Software & Data Management
The proprietary BodyLux® Acquisition & Analysis Suite runs on Windows 10/11 (64-bit) and includes three core modules: Scan Control (real-time alignment diagnostics), AutoMeasure (ISO 8559-1–aligned anthropometric engine), and CohortManager (relational SQL database with role-based access control). Each scan generates a timestamped record containing raw point cloud, reconstructed mesh, computed dimensions, and metadata (subject ID, date, technician, environmental conditions). Data export supports batch processing and API integration (RESTful endpoints available under enterprise license) for interoperability with LIMS, EHR, or PLM systems. All stored measurements are cryptographically hashed; revision history preserves original and edited values per ALCOA+ principles.
Applications
- Ergonomics & Occupational Health: Quantification of workplace posture strain indices, seat/cockpit fit validation, and PPE sizing optimization per ISO 11226 and ANSI/HFES 100
- Sports Science: Longitudinal tracking of lean mass distribution, joint angle kinematics (via markerless pose estimation add-on), and swimwear/dynamic apparel drag coefficient modeling
- Clinical Nutrition & Rehabilitation: Objective assessment of edema progression, post-surgical contour changes, and sarcopenia screening using volumetric segmentation algorithms
- Apparel & Fit Technology: Generation of personalized avatars for virtual try-on, automated grading of size charts against national anthropometric databases (e.g., CAESAR, SizeUK), and 3D pattern adaptation
- Digital Twin Development: Input geometry for physics-based soft-tissue simulation, surgical planning rehearsal, and prosthetic socket design validation
FAQ
What is the measurement uncertainty for circumferential dimensions?

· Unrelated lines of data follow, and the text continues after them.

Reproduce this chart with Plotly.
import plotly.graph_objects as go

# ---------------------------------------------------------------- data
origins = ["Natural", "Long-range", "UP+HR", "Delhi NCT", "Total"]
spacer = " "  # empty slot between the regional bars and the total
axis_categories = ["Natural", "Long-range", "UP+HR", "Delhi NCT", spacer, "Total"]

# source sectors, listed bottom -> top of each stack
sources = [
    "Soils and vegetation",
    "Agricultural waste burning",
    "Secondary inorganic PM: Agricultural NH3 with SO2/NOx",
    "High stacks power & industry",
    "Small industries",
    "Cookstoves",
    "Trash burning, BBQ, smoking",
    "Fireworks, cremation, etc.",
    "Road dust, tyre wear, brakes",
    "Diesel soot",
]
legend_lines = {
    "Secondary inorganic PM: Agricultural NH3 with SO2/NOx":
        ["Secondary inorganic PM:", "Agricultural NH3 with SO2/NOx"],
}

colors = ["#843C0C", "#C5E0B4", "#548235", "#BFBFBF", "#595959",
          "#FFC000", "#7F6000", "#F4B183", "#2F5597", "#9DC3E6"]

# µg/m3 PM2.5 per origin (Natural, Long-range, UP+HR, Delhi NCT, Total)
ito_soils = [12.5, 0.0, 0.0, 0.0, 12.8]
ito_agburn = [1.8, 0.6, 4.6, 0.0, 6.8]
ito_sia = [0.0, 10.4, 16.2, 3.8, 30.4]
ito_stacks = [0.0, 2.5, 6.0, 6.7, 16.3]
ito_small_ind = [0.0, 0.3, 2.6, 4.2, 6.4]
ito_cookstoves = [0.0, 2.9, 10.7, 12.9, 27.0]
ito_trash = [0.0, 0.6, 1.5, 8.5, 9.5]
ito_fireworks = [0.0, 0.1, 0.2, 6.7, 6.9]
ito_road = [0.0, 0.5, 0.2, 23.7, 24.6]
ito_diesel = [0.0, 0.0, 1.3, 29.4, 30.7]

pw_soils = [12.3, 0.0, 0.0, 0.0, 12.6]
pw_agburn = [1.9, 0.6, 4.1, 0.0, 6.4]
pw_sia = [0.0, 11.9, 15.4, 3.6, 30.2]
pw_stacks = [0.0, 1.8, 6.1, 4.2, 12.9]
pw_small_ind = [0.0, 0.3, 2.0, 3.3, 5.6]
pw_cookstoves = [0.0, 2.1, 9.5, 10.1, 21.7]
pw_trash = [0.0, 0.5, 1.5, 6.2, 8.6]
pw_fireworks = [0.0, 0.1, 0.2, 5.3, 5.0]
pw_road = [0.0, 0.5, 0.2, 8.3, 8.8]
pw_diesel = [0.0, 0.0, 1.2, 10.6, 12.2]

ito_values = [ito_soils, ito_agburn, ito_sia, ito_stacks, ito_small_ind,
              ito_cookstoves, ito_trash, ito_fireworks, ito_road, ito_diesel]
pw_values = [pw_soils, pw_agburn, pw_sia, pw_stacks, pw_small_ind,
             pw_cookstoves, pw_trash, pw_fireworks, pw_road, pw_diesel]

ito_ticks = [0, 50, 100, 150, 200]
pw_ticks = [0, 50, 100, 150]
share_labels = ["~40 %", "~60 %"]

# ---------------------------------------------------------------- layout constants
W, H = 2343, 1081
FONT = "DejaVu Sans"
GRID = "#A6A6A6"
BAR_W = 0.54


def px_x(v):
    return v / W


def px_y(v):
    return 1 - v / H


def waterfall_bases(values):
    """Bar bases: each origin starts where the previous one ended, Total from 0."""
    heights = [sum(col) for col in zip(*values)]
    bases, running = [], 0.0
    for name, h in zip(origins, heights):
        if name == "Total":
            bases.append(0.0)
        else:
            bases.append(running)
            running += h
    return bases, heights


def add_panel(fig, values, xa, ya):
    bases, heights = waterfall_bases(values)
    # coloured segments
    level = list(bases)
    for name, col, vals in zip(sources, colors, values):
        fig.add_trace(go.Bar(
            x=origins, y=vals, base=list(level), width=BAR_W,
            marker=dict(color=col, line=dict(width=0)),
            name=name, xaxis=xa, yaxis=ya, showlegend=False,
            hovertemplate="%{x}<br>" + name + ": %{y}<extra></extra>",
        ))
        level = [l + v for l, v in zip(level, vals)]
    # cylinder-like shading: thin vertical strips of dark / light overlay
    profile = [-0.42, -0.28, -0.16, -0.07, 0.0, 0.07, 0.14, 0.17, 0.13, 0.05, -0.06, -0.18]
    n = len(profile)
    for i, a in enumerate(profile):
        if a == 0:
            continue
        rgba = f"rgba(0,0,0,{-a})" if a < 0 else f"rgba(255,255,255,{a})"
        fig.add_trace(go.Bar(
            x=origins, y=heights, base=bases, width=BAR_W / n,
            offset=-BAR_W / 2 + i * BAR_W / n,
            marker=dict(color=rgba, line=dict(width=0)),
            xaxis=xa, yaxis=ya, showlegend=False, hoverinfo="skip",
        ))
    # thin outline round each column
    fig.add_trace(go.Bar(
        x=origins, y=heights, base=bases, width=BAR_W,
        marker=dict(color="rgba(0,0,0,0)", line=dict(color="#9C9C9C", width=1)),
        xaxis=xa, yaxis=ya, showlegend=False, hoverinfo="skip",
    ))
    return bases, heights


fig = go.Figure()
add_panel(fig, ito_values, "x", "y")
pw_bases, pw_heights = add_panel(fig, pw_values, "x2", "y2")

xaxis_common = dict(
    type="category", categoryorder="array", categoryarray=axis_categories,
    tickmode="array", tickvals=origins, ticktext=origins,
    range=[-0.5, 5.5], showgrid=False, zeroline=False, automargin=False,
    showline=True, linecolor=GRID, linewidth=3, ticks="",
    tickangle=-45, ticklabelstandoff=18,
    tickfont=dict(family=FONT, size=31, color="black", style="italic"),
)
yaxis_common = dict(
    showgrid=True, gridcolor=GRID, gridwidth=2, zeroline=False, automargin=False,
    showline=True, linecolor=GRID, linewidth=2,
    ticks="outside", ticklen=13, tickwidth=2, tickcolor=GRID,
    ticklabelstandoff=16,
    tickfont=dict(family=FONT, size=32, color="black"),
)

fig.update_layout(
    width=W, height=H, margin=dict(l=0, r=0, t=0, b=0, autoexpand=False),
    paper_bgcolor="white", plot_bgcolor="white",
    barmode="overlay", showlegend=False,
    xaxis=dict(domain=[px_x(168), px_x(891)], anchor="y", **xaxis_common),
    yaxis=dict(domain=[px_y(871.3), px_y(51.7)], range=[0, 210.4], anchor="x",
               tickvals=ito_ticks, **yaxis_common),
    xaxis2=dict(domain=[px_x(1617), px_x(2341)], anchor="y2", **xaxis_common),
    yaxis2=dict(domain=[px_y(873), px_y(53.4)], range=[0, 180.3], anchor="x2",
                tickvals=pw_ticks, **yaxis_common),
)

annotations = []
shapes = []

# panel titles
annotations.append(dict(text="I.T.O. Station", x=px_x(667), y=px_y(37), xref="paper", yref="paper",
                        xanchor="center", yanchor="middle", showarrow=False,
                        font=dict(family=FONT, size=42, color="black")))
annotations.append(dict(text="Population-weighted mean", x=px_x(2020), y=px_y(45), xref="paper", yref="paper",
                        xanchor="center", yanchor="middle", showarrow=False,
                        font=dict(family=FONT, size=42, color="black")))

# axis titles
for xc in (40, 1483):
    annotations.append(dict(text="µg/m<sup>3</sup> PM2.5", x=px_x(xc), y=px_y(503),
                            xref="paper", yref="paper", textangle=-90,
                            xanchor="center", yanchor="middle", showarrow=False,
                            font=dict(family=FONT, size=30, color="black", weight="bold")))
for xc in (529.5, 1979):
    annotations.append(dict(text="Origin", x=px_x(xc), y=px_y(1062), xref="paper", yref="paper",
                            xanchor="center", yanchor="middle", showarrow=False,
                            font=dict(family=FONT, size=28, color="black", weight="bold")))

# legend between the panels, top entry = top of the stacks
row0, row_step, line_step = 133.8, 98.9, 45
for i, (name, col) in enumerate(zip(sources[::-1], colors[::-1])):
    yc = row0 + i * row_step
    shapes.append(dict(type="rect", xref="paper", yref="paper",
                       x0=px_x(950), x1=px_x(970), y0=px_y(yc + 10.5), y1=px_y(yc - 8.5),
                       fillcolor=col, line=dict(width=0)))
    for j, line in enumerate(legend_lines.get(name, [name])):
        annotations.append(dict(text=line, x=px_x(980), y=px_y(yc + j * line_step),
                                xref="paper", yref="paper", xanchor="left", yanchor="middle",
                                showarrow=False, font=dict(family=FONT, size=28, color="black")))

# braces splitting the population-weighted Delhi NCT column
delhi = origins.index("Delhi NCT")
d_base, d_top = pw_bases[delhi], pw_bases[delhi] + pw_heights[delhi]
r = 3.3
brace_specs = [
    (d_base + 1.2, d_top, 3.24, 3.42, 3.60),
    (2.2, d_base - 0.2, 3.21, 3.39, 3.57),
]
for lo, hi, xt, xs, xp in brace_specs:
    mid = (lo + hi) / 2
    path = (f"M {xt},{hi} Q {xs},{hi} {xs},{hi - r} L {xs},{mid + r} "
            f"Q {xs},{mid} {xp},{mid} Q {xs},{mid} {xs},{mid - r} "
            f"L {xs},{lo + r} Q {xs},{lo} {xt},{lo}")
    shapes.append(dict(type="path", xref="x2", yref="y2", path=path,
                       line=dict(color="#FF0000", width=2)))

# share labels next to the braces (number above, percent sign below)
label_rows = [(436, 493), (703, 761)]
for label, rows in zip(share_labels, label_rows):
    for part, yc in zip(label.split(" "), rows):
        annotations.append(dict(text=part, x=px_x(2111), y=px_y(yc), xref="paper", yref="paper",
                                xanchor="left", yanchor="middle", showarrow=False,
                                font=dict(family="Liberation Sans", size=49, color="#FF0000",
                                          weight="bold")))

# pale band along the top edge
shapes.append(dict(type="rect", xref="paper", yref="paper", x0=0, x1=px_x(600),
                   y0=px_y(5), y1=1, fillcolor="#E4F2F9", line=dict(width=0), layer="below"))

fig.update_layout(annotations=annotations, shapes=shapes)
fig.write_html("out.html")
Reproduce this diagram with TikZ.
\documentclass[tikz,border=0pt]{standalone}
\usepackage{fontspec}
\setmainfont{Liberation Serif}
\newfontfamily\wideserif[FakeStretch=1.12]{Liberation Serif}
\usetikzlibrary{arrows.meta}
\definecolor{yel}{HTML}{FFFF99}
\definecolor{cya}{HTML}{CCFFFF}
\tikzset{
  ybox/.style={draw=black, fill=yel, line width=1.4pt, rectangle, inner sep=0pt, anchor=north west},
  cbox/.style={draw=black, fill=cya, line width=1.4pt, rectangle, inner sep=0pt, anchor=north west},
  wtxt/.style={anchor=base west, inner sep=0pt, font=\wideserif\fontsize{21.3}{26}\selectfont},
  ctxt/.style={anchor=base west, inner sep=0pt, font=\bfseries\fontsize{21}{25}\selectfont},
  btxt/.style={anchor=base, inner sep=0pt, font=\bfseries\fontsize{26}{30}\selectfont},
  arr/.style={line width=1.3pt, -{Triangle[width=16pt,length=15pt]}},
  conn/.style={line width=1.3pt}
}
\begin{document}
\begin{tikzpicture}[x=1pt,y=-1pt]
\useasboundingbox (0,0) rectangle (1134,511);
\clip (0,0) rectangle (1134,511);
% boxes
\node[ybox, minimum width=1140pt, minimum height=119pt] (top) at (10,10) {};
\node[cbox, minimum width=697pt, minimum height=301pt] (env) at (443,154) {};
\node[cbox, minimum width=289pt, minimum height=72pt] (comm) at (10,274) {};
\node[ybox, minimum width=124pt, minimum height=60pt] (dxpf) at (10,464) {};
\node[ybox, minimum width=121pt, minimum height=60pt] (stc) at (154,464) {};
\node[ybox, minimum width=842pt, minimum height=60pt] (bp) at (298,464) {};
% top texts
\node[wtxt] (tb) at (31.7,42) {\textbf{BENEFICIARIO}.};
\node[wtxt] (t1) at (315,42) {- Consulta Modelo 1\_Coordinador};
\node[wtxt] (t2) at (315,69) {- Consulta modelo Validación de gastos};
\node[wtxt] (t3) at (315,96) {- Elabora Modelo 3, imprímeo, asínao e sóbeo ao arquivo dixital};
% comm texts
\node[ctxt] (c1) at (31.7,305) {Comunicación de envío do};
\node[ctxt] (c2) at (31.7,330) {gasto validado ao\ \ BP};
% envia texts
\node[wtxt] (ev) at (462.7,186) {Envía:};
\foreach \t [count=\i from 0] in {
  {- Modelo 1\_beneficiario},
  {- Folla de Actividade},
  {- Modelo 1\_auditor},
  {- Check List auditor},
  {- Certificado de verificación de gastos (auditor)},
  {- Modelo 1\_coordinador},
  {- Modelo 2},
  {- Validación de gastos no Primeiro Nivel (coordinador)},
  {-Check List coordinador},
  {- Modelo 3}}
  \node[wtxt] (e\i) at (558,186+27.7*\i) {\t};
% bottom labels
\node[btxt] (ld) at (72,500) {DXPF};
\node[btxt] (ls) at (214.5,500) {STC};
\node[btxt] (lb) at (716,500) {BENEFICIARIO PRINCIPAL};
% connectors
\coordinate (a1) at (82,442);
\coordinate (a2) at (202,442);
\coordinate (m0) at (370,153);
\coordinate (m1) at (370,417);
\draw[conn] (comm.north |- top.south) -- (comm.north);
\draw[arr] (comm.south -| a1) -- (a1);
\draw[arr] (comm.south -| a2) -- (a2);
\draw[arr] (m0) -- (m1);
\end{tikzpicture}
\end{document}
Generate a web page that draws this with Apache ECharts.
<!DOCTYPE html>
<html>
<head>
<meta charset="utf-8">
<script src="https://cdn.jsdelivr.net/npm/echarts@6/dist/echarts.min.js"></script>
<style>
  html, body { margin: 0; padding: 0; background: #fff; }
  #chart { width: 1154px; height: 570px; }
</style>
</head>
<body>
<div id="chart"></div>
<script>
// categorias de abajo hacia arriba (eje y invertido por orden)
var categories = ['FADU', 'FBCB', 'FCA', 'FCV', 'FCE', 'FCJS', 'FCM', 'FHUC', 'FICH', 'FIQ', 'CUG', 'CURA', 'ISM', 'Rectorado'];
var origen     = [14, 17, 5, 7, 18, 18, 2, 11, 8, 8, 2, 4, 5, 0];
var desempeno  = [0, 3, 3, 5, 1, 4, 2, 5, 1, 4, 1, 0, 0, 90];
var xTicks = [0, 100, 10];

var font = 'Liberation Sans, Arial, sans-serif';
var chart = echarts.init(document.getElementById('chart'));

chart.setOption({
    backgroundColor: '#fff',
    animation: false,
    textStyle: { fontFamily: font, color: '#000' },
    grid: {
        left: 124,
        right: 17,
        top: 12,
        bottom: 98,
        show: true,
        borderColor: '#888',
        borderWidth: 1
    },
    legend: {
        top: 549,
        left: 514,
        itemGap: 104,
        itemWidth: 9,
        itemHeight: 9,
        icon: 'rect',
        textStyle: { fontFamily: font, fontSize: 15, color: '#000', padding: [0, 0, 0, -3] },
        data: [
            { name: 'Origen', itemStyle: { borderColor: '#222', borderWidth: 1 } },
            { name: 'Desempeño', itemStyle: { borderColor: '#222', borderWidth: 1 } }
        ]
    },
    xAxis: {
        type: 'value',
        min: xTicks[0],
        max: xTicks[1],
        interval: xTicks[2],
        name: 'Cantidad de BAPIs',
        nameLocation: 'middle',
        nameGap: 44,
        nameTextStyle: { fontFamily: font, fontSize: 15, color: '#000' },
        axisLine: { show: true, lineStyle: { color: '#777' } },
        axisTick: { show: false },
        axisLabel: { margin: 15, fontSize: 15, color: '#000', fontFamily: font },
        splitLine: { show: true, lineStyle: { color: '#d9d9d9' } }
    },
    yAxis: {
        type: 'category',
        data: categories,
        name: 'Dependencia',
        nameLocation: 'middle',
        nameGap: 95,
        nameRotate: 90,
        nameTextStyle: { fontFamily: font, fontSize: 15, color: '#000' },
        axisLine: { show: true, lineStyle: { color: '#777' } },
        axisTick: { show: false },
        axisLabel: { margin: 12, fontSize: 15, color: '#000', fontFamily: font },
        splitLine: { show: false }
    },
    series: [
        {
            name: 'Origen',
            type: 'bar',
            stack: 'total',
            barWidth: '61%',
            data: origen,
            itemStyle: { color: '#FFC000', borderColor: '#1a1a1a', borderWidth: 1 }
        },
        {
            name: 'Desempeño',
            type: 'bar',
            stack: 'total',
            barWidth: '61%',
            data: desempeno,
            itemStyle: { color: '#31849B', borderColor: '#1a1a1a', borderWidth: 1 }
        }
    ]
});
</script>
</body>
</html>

Typical expanded uncertainty (k=2) is ±2.3 mm for trunk circumferences under controlled lighting and standardized pose—validated per ISO/IEC 17025 accredited inter-laboratory study.
Can BodyLux® integrate with existing hospital IT infrastructure?
Yes—DICOM SR export module and HL7 v2.5 interface are available under HIPAA-compliant deployment configuration.
Is motion compensation supported during scanning?
No. BodyLux® requires static pose acquisition. For dynamic capture, ViALUX recommends synchronized integration with Vicon or Qualisys motion capture systems.
How often does the system require recalibration?
Factory calibration is valid for 24 months; annual verification using supplied traceable phantoms is recommended per ISO 10360-5.
Does the software support custom dimension definitions?
Yes—users may define and validate new anthropometric landmarks and derived metrics via Python scripting interface (API documentation included).